* Collected material *

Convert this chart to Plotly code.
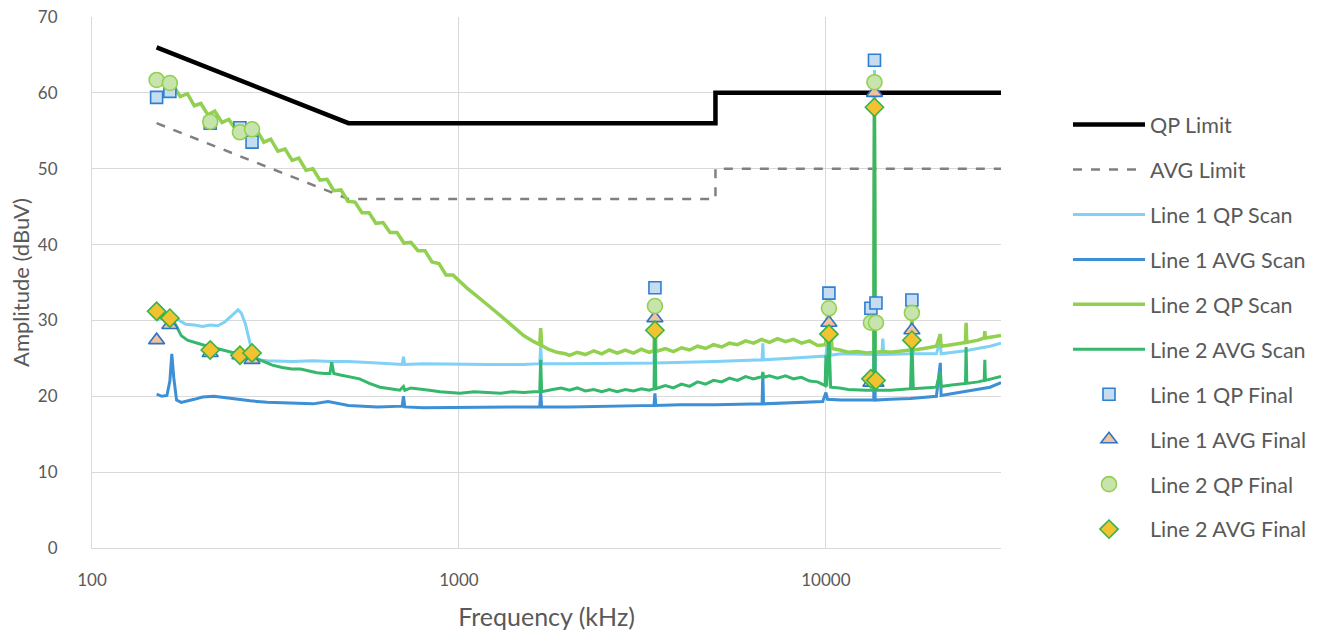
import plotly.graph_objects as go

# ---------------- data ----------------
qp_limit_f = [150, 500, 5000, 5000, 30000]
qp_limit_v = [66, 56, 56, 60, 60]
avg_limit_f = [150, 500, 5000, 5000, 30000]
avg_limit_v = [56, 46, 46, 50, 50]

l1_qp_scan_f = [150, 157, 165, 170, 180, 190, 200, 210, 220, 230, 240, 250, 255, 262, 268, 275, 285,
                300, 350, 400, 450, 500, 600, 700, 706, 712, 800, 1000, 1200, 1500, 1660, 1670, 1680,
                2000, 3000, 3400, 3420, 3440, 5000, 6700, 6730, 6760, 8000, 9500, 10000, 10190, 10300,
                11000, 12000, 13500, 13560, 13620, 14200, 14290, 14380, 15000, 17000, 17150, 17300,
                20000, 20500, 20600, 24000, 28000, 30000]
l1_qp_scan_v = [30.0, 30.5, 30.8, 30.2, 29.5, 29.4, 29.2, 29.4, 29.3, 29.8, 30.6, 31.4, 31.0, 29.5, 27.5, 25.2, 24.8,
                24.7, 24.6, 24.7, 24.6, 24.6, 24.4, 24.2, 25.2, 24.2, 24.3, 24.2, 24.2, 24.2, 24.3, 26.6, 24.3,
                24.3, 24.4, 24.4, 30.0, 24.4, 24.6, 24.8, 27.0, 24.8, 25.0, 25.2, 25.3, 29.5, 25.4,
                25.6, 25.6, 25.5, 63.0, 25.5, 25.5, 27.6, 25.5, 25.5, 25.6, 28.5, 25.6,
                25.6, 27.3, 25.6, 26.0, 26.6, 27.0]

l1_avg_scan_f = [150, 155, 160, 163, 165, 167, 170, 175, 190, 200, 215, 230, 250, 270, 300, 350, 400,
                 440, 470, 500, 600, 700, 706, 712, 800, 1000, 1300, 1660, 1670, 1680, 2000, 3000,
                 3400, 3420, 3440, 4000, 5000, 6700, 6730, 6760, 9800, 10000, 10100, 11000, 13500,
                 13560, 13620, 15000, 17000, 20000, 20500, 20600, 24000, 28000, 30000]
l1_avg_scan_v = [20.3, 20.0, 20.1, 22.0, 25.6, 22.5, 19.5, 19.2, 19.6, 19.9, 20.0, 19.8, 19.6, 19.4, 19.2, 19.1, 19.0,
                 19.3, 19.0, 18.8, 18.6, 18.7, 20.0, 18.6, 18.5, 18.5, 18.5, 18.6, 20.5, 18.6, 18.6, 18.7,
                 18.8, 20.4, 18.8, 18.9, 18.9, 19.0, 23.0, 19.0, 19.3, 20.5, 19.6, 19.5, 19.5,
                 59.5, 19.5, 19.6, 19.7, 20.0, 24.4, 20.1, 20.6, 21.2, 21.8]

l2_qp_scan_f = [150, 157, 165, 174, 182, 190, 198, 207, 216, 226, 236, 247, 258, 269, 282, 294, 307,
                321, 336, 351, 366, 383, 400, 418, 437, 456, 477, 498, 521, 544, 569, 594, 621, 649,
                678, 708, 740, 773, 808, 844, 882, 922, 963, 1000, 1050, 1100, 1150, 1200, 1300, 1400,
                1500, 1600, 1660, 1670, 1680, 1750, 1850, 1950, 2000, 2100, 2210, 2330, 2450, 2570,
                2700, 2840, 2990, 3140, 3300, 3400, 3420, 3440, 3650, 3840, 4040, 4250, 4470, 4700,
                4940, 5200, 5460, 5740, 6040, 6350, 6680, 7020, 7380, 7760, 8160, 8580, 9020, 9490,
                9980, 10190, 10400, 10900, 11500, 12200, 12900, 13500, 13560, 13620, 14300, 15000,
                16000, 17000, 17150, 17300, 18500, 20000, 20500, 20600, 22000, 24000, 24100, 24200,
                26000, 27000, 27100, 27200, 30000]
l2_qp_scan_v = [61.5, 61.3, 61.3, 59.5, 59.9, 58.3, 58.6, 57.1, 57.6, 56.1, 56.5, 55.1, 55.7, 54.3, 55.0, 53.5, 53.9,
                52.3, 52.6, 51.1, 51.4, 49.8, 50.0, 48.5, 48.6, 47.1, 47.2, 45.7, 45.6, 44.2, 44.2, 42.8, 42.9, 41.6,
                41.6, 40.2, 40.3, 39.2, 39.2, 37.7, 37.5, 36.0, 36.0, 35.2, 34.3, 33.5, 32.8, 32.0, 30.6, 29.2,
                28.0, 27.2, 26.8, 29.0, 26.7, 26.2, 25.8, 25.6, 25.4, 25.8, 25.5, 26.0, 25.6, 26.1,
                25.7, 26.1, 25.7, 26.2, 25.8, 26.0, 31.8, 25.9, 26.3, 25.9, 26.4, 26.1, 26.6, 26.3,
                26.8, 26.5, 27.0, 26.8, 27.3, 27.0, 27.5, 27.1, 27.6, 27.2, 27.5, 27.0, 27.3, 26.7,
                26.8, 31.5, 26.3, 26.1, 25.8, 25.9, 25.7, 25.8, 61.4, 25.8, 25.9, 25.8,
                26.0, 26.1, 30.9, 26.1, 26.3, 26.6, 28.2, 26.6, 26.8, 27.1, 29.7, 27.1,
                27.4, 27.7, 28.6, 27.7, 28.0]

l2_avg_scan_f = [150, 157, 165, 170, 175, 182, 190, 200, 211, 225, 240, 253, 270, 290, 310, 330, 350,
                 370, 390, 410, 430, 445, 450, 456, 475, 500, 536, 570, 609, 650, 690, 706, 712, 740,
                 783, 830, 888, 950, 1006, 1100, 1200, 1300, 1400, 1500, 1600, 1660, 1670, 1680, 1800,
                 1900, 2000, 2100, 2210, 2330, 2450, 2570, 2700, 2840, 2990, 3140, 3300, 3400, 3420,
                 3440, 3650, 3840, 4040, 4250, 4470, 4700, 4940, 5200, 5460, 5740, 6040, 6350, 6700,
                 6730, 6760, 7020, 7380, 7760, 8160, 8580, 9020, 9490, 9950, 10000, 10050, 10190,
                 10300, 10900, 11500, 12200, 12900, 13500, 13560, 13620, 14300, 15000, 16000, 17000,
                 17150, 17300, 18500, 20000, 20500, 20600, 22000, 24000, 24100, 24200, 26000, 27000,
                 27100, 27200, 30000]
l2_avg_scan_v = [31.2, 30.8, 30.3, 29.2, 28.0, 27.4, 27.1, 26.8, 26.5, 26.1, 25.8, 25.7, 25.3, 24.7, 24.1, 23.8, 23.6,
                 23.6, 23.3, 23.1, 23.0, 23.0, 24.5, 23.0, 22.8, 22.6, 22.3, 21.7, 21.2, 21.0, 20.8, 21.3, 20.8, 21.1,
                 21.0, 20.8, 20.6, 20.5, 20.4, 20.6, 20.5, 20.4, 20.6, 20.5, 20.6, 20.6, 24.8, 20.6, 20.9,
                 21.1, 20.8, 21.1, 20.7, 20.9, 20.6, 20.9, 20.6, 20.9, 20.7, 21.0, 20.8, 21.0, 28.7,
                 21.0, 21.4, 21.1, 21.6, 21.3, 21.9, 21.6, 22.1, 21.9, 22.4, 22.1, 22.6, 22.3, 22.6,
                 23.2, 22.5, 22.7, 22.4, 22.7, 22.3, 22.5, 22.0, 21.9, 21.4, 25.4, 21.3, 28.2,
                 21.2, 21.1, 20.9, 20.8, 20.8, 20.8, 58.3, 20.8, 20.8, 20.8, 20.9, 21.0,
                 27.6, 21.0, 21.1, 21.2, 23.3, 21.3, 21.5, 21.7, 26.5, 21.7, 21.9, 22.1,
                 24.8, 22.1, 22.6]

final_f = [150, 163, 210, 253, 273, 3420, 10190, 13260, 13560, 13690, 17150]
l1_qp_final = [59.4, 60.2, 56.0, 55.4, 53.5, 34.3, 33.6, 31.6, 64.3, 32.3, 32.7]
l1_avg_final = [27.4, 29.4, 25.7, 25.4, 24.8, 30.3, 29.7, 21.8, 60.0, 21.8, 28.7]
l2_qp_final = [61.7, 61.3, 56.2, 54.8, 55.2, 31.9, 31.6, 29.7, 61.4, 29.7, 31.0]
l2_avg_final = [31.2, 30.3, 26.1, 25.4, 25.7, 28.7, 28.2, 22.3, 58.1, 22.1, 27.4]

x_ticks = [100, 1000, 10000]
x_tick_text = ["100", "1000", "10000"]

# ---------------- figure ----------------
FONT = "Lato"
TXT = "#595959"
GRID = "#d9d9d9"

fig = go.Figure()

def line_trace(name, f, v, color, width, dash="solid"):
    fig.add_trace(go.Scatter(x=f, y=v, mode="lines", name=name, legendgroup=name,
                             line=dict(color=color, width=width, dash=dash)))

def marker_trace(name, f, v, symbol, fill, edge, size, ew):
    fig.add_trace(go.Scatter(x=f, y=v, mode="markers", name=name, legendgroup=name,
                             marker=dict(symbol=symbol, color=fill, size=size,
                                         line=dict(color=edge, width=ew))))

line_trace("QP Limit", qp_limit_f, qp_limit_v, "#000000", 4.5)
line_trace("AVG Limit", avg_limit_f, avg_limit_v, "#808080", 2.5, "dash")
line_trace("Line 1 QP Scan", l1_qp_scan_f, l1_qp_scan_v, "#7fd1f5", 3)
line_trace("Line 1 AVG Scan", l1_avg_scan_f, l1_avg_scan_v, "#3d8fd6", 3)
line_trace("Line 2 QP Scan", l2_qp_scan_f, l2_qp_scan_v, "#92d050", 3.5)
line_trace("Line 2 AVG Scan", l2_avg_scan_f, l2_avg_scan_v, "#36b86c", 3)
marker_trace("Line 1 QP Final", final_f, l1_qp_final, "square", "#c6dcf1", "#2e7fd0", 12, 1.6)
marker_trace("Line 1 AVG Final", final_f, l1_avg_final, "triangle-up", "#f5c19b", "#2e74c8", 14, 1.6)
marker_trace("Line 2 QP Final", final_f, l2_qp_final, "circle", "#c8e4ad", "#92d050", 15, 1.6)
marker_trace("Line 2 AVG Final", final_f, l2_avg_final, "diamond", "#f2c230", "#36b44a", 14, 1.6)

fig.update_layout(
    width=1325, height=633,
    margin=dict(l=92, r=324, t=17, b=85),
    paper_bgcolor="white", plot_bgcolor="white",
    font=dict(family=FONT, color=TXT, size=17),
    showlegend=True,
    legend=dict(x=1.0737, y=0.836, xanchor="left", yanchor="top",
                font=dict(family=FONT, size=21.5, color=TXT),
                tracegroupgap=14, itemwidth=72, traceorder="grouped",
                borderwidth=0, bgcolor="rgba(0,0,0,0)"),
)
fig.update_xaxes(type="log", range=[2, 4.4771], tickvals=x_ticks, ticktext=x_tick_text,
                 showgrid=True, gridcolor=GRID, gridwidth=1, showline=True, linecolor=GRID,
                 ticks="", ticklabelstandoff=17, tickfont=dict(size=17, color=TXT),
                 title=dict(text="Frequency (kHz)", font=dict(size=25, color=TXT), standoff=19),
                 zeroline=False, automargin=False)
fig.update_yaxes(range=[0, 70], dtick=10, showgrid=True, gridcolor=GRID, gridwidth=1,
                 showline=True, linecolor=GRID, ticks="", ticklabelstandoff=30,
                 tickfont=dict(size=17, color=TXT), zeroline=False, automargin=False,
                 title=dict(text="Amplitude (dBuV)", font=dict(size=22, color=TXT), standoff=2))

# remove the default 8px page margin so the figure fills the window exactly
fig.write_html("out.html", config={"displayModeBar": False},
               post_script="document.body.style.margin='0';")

* Task directions *
Begin at the first line of the material and copy each line exactly through the one containing "avg_limit_v = [56, 46, 46, 50, 50]". Omit pictures.

* The reply *
Convert this chart to Plotly code.
import plotly.graph_objects as go

# ---------------- data ----------------
qp_limit_f = [150, 500, 5000, 5000, 30000]
qp_limit_v = [66, 56, 56, 60, 60]
avg_limit_f = [150, 500, 5000, 5000, 30000]
avg_limit_v = [56, 46, 46, 50, 50]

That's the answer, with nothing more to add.